Das Problem für die FDP ist, dass diese beiden Flügel die Partei nur dann gleichzeitig wählen, wenn die Partei in der Opposition ist. 2009 riesiger Erfolg – in der Regierung Absturz. 2021 ziemlich gutes Ergebnis, inzwischen liegt sie in Umfragen nur noch bei der Hälfte. Wie kommt man da raus?

Denen, die die FDP in der Ampel nicht unterstützen, muss man sagen: Wollt lhr denn eine Koalition ohne FDP? Glaubt ihr denn, die Union würde den Grünen keine Zugeständnisse machen müssen?

Was tun?

Man muss ein liberales Freiheitsprofil mit Leben erfüllen. Eines, das breiter angelegt ist, unabhängig von jeder Koalition. Und auch intellektuell attraktiv.

Das neue Wahlrecht der Ampel sorgt für viel Aufregung – und die CSU reibt sich die Hände, weil sie dagegen bislang sehr erfolgreich mobilisiert. War das Wahlrecht ein Fehler?

Ich habe das verfassungsrechtlich nicht geprüft. Die Union hat jahrelang die Reform verhindert. Jetzt muss eine Befriedung erfolgen – durch Karlsruhe. Deutlich geworden ist, dass das politische Gewicht der CSU in Berlin viel zu stark war.

Die FDP leidet nach wie vor darunter, dass sie nicht viele Frauen für die politische Arbeit gewinnen kann.
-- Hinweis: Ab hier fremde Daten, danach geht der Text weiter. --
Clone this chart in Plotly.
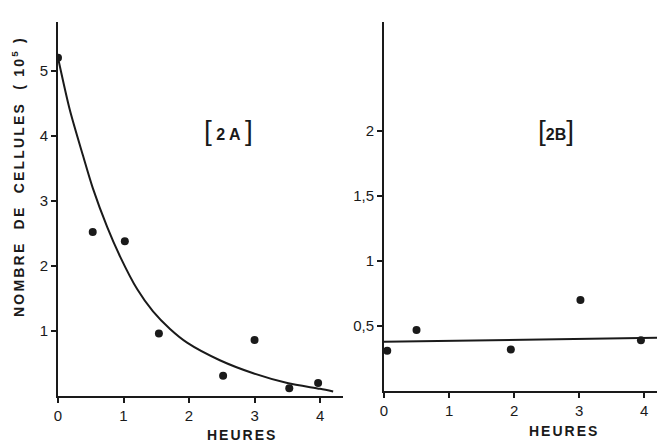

Wer ist Ihre persönliche Hoffnungsträgerin in der Partei?

Es gibt eine ganze Reihe, darunter Franziska Brandmann. Leider gehen die Frauen immer noch – seit Jahrzehnten – davon aus, dass irgendwann die Gunst der Männer sie stärken würde. Das ist eine vergebliche Hoffnung. An der Quote geht nichts vorbei. Aber auch dann muss Qualität zählen und nicht nur das Geschlecht.